Data lines:

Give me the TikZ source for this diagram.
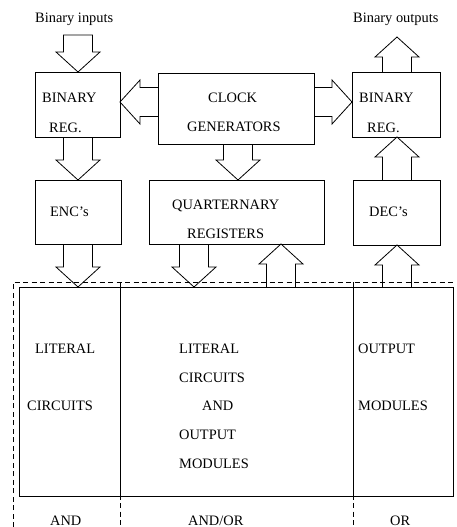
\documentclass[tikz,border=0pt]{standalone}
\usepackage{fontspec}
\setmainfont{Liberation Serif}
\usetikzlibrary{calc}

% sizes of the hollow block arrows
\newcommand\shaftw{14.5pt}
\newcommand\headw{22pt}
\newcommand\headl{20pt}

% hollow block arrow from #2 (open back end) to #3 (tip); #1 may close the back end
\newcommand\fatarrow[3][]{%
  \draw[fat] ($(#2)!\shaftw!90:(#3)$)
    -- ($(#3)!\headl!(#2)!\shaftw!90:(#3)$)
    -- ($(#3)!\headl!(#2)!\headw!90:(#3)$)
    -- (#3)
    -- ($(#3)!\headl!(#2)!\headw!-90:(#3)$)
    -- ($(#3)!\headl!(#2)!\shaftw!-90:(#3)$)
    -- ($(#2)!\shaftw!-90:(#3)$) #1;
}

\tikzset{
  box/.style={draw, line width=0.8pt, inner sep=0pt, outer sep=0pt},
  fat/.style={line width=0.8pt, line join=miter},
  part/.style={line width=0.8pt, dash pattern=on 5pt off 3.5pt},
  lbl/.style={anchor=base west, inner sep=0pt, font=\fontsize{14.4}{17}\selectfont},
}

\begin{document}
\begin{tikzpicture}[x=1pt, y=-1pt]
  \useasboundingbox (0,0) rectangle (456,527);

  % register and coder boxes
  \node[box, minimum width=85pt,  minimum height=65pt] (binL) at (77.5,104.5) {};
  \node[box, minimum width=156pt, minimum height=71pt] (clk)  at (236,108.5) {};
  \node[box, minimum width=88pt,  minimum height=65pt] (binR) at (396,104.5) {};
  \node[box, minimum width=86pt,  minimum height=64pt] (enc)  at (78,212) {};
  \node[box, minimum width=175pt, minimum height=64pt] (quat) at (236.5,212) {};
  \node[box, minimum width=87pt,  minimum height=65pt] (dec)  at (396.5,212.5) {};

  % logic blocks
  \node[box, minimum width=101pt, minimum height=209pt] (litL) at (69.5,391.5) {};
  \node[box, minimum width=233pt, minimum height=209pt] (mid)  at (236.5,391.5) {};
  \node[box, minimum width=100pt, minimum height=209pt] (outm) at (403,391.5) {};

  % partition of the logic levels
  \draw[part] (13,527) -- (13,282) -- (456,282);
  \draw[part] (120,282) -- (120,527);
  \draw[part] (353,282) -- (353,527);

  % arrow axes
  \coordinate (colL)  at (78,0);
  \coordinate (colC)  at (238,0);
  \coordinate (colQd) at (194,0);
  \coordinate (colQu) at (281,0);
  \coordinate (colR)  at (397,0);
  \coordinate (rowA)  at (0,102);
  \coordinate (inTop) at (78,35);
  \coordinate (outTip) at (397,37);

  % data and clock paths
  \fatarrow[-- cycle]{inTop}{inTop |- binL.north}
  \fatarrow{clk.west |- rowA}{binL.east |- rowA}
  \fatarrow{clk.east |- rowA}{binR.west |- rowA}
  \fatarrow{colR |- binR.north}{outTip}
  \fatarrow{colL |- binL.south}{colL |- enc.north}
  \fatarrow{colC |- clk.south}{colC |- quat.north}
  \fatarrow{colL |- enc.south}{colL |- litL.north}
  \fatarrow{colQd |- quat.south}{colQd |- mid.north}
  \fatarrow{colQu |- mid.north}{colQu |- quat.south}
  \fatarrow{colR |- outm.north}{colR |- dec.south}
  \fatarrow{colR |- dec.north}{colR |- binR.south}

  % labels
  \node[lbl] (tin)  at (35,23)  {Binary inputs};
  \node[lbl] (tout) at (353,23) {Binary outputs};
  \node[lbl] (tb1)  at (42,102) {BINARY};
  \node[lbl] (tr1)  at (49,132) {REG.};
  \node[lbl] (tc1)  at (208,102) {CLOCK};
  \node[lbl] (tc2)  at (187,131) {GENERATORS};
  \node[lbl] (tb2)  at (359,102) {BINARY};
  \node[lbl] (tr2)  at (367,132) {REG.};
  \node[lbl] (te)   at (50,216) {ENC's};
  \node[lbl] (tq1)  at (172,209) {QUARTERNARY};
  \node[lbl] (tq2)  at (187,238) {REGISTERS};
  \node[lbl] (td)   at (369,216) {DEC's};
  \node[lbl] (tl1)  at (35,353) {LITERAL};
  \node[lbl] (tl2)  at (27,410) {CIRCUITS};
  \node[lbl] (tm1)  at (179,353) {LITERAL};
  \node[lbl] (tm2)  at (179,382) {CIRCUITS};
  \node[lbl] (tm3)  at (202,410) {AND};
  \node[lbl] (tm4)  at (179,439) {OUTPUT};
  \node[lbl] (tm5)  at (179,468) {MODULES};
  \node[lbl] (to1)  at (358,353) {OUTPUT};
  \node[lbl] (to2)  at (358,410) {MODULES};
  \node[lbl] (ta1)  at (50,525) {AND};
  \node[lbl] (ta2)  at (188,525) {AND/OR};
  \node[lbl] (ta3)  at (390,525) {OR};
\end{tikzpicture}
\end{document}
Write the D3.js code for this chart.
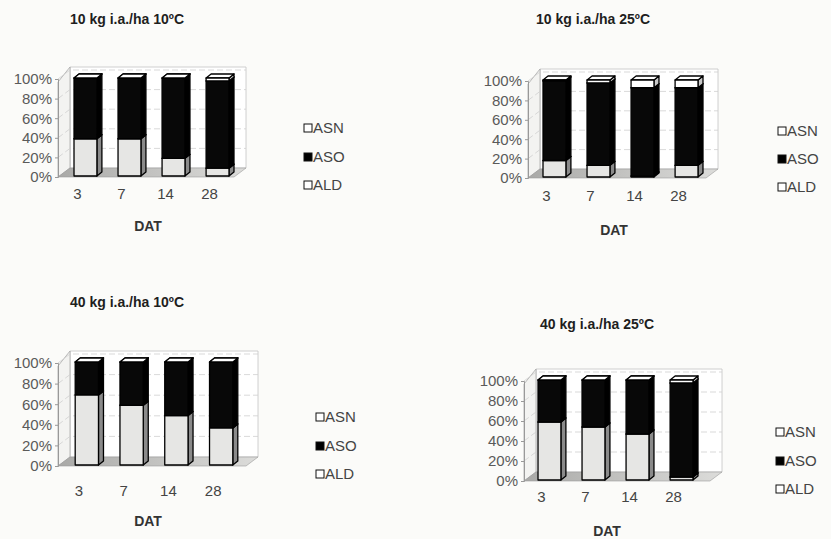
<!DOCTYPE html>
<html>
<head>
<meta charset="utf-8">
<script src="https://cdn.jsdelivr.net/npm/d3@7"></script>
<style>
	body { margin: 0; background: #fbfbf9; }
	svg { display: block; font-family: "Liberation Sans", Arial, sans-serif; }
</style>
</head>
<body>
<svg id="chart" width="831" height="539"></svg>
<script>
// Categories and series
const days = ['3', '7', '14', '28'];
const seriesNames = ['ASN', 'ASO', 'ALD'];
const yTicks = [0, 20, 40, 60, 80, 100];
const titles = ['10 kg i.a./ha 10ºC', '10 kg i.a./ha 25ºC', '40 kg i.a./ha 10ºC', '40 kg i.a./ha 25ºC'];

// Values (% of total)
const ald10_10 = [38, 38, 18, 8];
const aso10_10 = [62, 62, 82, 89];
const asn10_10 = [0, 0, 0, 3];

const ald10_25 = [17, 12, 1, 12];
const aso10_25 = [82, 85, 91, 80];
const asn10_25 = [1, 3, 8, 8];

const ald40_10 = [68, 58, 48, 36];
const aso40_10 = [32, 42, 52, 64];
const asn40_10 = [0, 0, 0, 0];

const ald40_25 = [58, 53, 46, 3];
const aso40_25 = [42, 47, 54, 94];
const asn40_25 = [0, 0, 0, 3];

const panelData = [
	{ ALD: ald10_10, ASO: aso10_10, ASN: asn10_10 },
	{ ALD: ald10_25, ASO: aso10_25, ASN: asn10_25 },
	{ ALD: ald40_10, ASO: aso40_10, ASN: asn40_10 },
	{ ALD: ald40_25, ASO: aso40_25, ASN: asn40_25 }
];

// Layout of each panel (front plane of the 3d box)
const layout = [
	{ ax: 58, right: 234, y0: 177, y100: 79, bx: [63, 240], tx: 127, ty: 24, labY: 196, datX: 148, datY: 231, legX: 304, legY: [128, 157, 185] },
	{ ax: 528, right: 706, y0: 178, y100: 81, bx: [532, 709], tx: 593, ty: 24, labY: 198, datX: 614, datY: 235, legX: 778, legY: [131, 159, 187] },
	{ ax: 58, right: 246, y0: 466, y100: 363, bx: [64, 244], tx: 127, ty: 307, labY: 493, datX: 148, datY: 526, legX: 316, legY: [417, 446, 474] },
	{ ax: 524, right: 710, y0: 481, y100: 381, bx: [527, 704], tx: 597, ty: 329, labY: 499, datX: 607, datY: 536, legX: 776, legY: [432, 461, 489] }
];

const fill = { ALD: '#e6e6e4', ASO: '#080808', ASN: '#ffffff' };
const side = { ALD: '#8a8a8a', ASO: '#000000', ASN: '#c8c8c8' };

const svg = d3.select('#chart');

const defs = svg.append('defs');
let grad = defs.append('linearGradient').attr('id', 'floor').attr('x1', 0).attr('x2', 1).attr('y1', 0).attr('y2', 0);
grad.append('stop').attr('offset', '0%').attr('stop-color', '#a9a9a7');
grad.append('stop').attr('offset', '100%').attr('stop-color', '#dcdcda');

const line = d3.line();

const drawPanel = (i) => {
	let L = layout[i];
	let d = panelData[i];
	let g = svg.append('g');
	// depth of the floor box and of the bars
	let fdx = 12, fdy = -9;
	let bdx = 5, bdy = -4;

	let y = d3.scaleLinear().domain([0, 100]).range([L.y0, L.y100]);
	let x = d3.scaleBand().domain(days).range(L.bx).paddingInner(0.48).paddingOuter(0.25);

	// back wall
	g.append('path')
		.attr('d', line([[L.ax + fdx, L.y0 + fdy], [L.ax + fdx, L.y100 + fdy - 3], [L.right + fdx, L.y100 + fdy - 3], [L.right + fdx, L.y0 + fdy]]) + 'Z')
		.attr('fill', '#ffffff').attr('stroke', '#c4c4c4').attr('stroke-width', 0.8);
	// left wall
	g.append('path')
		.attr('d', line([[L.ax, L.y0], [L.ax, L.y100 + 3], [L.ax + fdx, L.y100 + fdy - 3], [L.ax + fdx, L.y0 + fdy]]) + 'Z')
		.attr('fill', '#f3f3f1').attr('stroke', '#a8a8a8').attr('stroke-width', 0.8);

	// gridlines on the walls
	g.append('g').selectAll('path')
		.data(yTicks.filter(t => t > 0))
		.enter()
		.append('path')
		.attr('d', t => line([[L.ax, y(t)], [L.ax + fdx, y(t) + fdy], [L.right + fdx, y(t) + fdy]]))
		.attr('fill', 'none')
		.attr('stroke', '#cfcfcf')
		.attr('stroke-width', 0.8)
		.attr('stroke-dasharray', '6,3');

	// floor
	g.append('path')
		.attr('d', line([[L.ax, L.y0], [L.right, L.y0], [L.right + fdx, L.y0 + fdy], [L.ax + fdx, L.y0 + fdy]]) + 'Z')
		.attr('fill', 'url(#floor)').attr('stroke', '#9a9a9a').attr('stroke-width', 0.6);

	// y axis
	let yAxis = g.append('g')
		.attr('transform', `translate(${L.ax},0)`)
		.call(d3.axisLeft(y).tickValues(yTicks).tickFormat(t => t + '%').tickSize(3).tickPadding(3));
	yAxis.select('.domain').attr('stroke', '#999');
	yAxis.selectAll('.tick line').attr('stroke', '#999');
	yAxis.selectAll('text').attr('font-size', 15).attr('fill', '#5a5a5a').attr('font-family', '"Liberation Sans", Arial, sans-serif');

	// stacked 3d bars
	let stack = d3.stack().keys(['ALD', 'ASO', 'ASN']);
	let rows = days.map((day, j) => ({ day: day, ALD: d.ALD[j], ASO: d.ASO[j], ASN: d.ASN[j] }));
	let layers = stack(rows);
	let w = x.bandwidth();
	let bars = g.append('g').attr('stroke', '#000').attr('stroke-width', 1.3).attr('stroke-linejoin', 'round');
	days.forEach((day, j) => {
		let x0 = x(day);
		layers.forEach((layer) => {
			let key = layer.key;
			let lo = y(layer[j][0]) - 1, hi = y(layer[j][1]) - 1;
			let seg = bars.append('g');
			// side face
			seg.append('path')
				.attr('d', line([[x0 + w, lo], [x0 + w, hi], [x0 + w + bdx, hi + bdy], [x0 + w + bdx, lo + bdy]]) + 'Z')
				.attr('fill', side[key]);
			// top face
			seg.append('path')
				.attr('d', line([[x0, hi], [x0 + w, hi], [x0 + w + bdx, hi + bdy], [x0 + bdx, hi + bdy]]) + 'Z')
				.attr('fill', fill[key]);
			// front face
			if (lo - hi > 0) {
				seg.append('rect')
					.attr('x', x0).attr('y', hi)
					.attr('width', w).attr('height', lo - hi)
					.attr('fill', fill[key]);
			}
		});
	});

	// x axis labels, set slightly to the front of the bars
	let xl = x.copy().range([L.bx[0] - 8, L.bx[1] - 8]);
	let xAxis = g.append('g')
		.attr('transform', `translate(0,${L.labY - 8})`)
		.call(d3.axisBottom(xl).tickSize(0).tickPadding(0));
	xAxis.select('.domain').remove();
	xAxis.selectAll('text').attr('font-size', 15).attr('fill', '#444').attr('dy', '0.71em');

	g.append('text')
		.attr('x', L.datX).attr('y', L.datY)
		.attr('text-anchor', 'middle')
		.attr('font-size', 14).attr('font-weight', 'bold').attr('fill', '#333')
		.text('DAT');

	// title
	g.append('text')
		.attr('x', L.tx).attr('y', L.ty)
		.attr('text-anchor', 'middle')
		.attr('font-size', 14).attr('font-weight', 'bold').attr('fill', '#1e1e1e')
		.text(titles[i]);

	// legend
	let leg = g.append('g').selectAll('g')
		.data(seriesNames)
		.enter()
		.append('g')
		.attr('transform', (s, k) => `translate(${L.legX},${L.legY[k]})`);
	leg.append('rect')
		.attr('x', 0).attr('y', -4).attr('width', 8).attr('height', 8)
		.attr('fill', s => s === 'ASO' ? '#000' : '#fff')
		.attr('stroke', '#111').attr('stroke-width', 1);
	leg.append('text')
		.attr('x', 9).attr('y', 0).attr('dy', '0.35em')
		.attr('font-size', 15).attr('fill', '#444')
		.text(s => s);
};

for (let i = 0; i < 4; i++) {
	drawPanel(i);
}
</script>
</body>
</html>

...

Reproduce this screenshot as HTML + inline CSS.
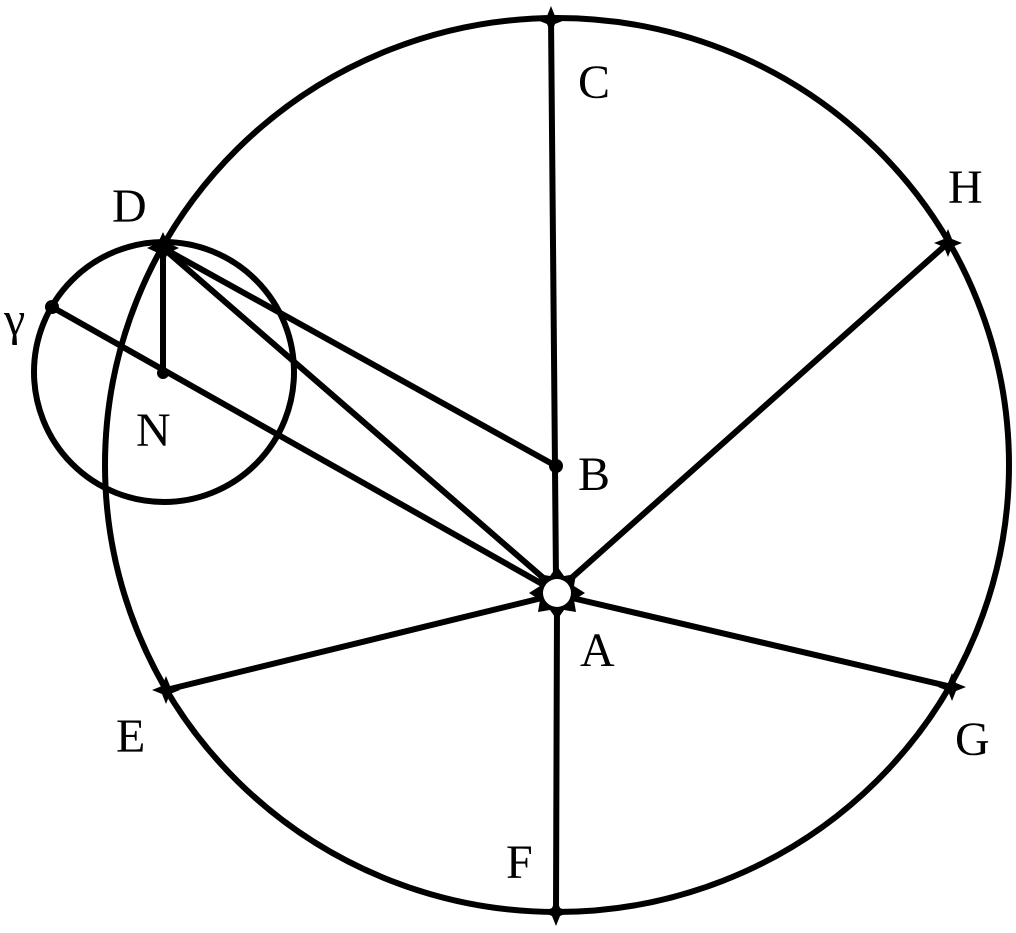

Your goal:
Nothing but the lines from the one containing "Give me the TikZ source for this diagram." through the one containing "(0,0) rectangle (456,527);" should appear in your copy, exactly as written and without pictures.

Task output:
Give me the TikZ source for this diagram.
\documentclass[tikz,border=0pt]{standalone}
\usepackage{fontspec}
\setmainfont{Liberation Serif}
\usetikzlibrary{calc}

% sizes of the hollow block arrows
\newcommand\shaftw{14.5pt}
\newcommand\headw{22pt}
\newcommand\headl{20pt}

% hollow block arrow from #2 (open back end) to #3 (tip); #1 may close the back end
\newcommand\fatarrow[3][]{%
  \draw[fat] ($(#2)!\shaftw!90:(#3)$)
    -- ($(#3)!\headl!(#2)!\shaftw!90:(#3)$)
    -- ($(#3)!\headl!(#2)!\headw!90:(#3)$)
    -- (#3)
    -- ($(#3)!\headl!(#2)!\headw!-90:(#3)$)
    -- ($(#3)!\headl!(#2)!\shaftw!-90:(#3)$)
    -- ($(#2)!\shaftw!-90:(#3)$) #1;
}

\tikzset{
  box/.style={draw, line width=0.8pt, inner sep=0pt, outer sep=0pt},
  fat/.style={line width=0.8pt, line join=miter},
  part/.style={line width=0.8pt, dash pattern=on 5pt off 3.5pt},
  lbl/.style={anchor=base west, inner sep=0pt, font=\fontsize{14.4}{17}\selectfont},
}

\begin{document}
\begin{tikzpicture}[x=1pt, y=-1pt]
  \useasboundingbox (0,0) rectangle (456,527);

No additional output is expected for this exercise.